WO STEHEN WIR IM JANUAR 2021 ?

Nach ersten Ortsterminen im Oktober 2021 zur optischen Frühkontrolle, konnten wir uns einen groben Eindruck darüber verschaffen, ob Bauteile für die Wiederverwendung geeignet sind oder nicht. Außerdem konnten vor Ort bereits Fragen bezüglich Demontage, Lagerung und Logistik besprochen werden. So ergab sich folgende Situation:

1) Demontage: wir finden eine erhebliche Menge an Bauteilen vor, in denen wir Wiederverwendungspotential sehen.

2) Lagerung: Es ist ausreichend Platz auf dem Gelände vorhanden, um diese Bauteile fachgerecht zwischenzulagern.

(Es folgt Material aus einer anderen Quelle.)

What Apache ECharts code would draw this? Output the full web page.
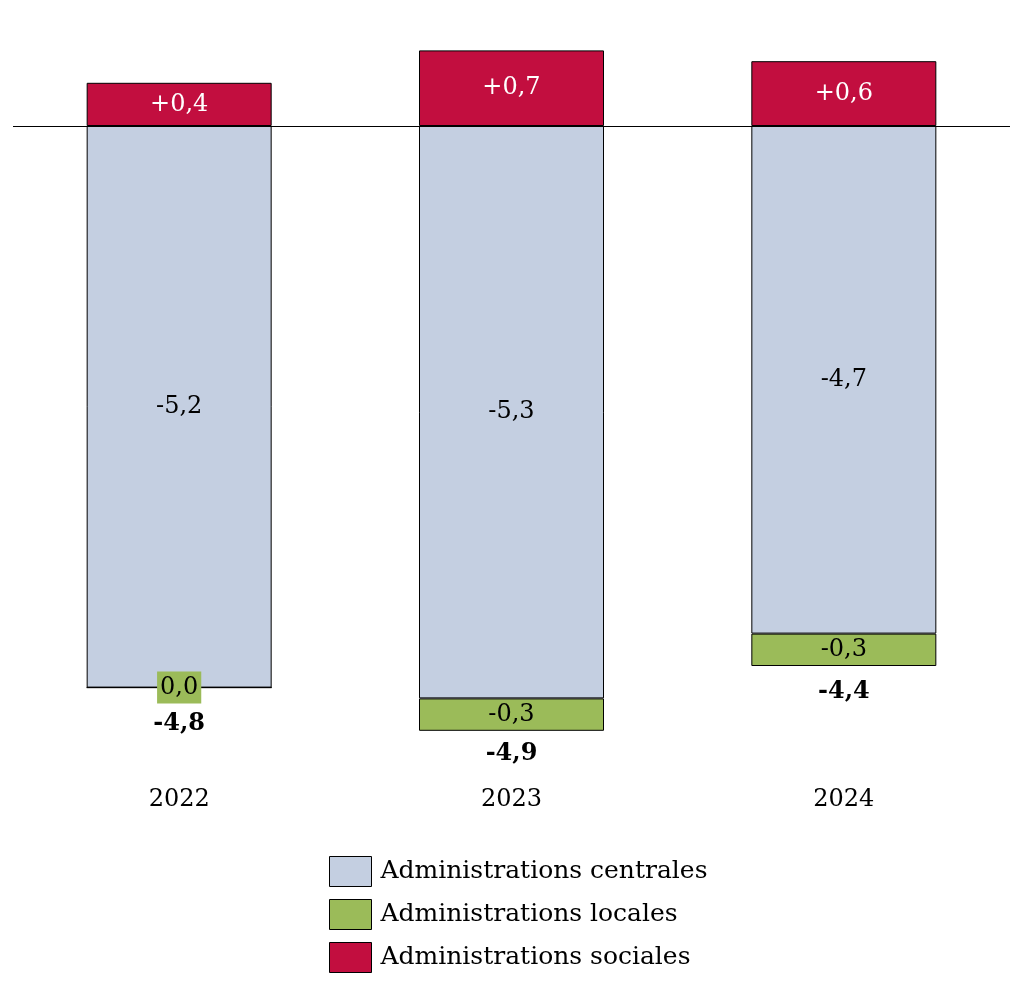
<!DOCTYPE html>
<html><head><meta charset="utf-8">
<script src="https://cdn.jsdelivr.net/npm/echarts@6/dist/echarts.min.js"></script>
<style>html,body{margin:0;padding:0;background:#fff}#c{width:1024px;height:994px}</style>
</head><body><div id="c"></div>
<script>
const categories = ['2022', '2023', '2024'];
const centrales = [-5.2, -5.3, -4.7];
const locales = [0.0, -0.3, -0.3];
const sociales = [0.4, 0.7, 0.6];
const totals = [-4.8, -4.9, -4.4];
const seriesNames = ['Administrations centrales', 'Administrations locales', 'Administrations sociales'];

const FONT = 'DejaVu Serif';
const FS = 24;
const fmt = v => (v > 0 ? '+' : '') + v.toFixed(1).replace('.', ',');
const negBottom = centrales.map((v, i) => v + locales[i]);

const chart = echarts.init(document.getElementById('c'), null, {renderer: 'canvas'});
const barW = 185;
chart.setOption({
  animation: false,
  textStyle: {fontFamily: FONT},
  grid: {left: 13, right: 14, top: 18, bottom: 220},
  legend: {
    data: seriesNames, orient: 'vertical', left: 329, top: 856, padding: 0,
    icon: 'rect', itemWidth: 42, itemHeight: 30, itemGap: 12,
    textStyle: {fontFamily: FONT, fontSize: 25, color: '#000', lineHeight: 30, padding: [0, 0, 0, 4]},
    itemStyle: {borderColor: '#000', borderWidth: 1}
  },
  xAxis: {
    type: 'category', data: categories,
    axisLine: {show: false}, axisTick: {show: false},
    axisLabel: {fontFamily: FONT, fontSize: FS, color: '#000', margin: 14}
  },
  yAxis: {
    type: 'value', min: -6, max: 1, interval: 1,
    axisLine: {show: false}, axisTick: {show: false}, axisLabel: {show: false}, splitLine: {show: false}
  },
  series: [
    {
      name: seriesNames[0], type: 'bar', stack: 'neg', stackStrategy: 'all', barWidth: barW, barGap: '-100%',
      data: centrales,
      itemStyle: {color: '#C4CFE1', borderColor: '#000', borderWidth: 1},
      label: {show: true, position: 'inside', fontFamily: FONT, fontSize: FS, color: '#000', formatter: p => fmt(p.value)},
      markLine: {
        silent: true, symbol: 'none', label: {show: false},
        lineStyle: {color: '#000', width: 1, type: 'solid'},
        data: [{yAxis: 0}]
      }
    },
    {
      name: seriesNames[1], type: 'bar', stack: 'neg', stackStrategy: 'all', barWidth: barW, barGap: '-100%',
      data: locales.map((v, i) => v === 0 ? {value: v, label: {backgroundColor: '#9BBB59', padding: [5, 3, 3, 3]}} : v),
      itemStyle: {color: '#9BBB59', borderColor: '#000', borderWidth: 1},
      label: {show: true, position: 'inside', fontFamily: FONT, fontSize: FS, color: '#000', formatter: p => fmt(p.value)}
    },
    {
      name: seriesNames[2], type: 'bar', stack: 'pos', barWidth: barW, barGap: '-100%',
      data: sociales,
      itemStyle: {color: '#C20E3F', borderColor: '#000', borderWidth: 1},
      label: {show: true, position: 'inside', fontFamily: FONT, fontSize: FS, color: '#fff', formatter: p => fmt(p.value)}
    },
    {
      name: 'Total', type: 'scatter', symbolSize: 0, silent: true,
      itemStyle: {opacity: 1},
      data: negBottom.map((v, i) => ({
        value: [i, v],
        label: {distance: i === 0 ? 24 : (i === 2 ? 14 : 11), formatter: fmt(totals[i])}
      })),
      label: {show: true, position: 'bottom', fontFamily: FONT, fontSize: FS, fontWeight: 'bold', color: '#000'}
    }
  ]
});
</script></body></html>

3) Ein Rückbaupartner für nachhaltige Demontage muss im Rhein-Main-Gebiet gefunden werden

4) Der Bauherr kümmert sich darum, noch vorhandene Bestandsunterlagen zur Verfügung zu stellen

5) Ein weiterer Ortstermin wird vereinbart, um alle Projektbeteiligten auf den gleichen Planungsstand zu bringen und um die nächsten Schritte der Aufmaßplanung zu besprechen.


Source: facettenwerk

FAZIT

Wir sehen, wie wichtig es für zukünftige Projekte ist, von Anfang an das Potential der Wiederverwendung hervorzuheben und den Bauherren/ Architekten dafür zu begeistern. Hier ist noch viel Arbeit zu leisten, denn dem nachhaltigen Bauen im Bestand geht eine viel sorgfältigere Prüfung der Bauteile voraus. Das hat auch einen Einfluss auf die Zusammenarbeit von Architekten und Fachplanern. Deren Planung steht zu diesem Zeitpunkt oft noch gar nicht und die Tragwerksplanung sollte mit der Architekturplanung gemeinsame Prozesse gestalten, die bedenken, welche Geometrie sich unter Verwendung der Bestandsbauteile realisieren lässt. Das Potential ist enorm, jedoch gilt es noch mehr über die verschiedenen Etappen und den Weg zum gemeinsamen Ziel zu erproben.

Wir werden Sie über das Projekt Zukunftswerkstatt auf dem Laufenden halten.